Posted by David on Nov 22nd, 2007

Last Sunday, Amber and I were sitting on the couch watching a professional football game. One of the commentators just went off on how much he loves Thanksgiving - really because of food and football.

He said, “I love Thanksgiving. You get to eat and watch football, and eat some more and watch football, and eat some more and take a nap. It’s like the greatest day ever. How could it get any better than that. Thanksgiving is like the greatest day ever!”

Amber was sitting there with me and laughed, “Oh that is such a man’s perspective.”

It is Thanksgiving morning as I write this, and she has gotten up, straightened up the house (I helped), prepared the turkey to roast. I prepared a smaller one to smoke on the grill. She has planned and strategically coordinated the cooking and eating schedule with her mom. It is a real science. She seems to be fine, but so far I don’ think it would be classified as the best day ever!

As for me, I am ready for a little food and football. Oh what a great day, at least from a man’s perspective. Oh ladies, don’t worry, I will help clean up the dishes.

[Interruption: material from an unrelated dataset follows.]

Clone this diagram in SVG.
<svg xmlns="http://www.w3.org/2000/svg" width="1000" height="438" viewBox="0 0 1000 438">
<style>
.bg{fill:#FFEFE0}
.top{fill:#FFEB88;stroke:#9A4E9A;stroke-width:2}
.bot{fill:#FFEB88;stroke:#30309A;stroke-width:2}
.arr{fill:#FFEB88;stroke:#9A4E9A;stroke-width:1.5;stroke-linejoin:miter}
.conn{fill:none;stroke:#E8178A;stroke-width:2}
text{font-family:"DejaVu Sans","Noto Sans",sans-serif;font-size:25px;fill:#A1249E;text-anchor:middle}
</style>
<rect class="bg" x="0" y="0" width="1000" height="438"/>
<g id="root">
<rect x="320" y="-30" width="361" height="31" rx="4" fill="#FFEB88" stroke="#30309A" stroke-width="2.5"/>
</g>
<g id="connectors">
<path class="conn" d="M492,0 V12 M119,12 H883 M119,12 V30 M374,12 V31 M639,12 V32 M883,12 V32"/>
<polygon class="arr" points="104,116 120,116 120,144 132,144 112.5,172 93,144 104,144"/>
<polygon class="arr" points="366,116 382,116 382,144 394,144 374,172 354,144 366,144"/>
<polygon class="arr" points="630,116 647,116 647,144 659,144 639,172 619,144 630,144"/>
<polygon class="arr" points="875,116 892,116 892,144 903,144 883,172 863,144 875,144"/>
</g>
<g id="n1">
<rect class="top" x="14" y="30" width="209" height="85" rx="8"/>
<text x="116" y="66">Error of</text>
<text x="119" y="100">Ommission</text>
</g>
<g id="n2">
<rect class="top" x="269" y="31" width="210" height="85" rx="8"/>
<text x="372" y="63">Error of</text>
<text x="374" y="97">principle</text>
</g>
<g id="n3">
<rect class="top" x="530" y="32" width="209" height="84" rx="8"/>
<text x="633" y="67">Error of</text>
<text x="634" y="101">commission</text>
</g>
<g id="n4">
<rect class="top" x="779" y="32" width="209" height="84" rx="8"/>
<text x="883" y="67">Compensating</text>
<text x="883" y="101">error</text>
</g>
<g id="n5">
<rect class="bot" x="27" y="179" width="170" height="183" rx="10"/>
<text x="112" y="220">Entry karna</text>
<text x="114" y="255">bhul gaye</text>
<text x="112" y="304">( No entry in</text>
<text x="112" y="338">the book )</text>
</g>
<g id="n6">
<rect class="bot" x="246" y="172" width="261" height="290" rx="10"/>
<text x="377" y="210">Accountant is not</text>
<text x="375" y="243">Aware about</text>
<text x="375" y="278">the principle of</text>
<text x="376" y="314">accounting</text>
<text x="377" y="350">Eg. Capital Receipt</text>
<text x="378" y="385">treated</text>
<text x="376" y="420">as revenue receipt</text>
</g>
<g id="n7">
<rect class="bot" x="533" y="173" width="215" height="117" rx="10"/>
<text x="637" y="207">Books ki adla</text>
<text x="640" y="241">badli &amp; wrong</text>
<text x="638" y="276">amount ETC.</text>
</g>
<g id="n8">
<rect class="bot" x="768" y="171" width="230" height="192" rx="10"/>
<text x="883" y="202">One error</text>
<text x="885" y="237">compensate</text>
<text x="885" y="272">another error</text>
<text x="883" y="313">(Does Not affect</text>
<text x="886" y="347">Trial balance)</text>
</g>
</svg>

God bless. Happy Thanksgiving!

Tears in my eyes

Posted by David on Nov 17th, 2007

I don’t really cry a lot, but yesterday I had tears in my eyes. On Monday, my family had some pictures taken by Tim Brown, a really good photographer and friend. So Friday morning, Amber and I sat down with Tim and Michelle (his wife) to view the pictures. He basically showed a slide show of our session from the beach complete with background music.

I can’t describe what happened as I viewed the images on the screen. It was like watching a movie starring my family. We had some of the nice posed portrait pictures, but then we had a lot of candid, fun, laughing pictures as well. It was so cool. The pictures seemed to tell a story of the life of my family, and I just began to cry. I am not quite sure why. Part of it was realizing how the time is passing by. Eli is now a teenager, growing up. Jonathan and Hannah are no longer babies. Another emotion was just gratitude - grateful for my family, grateful for life, grateful for every good thing God has allowed me to experience. Watching that slide show became a moment of worship to my God as I thanked Him with tears in my eyes.

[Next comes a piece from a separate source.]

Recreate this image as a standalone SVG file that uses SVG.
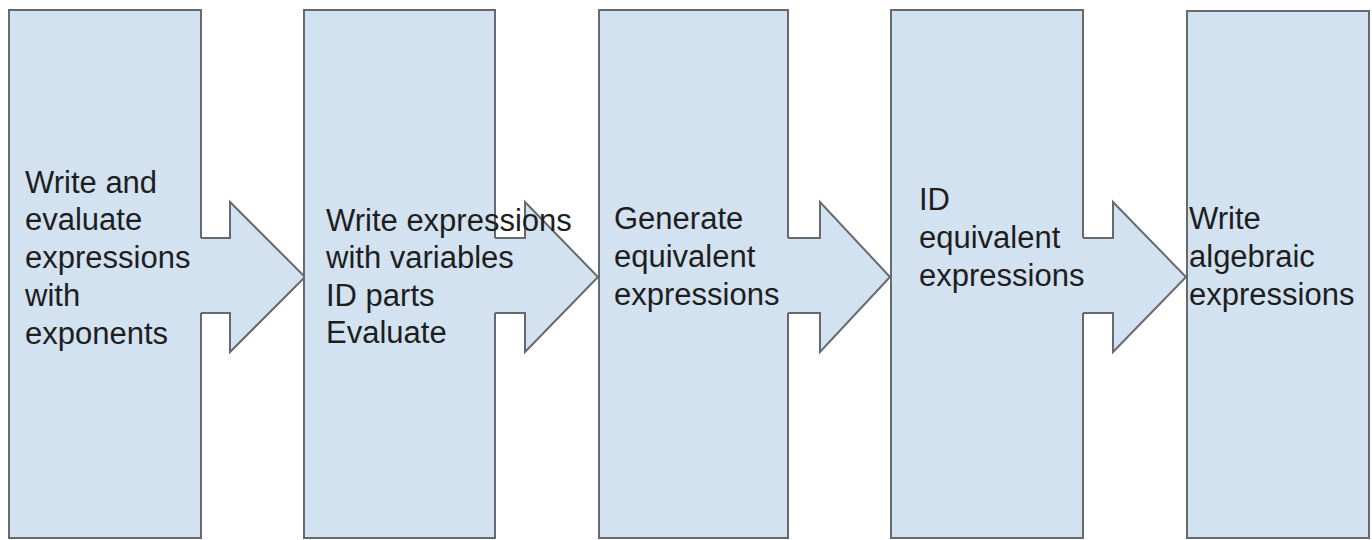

I left that session with a full heart. I called a friend to tell him how much he meant. I wrote an email thanking someone I wanted to thank. I slowed down and enjoyed the day. I hugged my kids a little harder and let them know how much they meant to me. I watched a movie with my son Jonathan. I celebrated life and lived it as well as I could yesterday. It may all sound a little corny and emotional to you, but I find that the older I get - the more emotional I am becoming. My heart it a little softer, but it lets me appreciate life a little deeper.

How great are those moments when you really come in touch with the goodness of God, and the gift of life that he has given. Have you had any of those moments lately? Have you had any moments lately where life stood still, and you just soaked it in? If we let it, those moments can be an incredible occasion for worship! What ya think?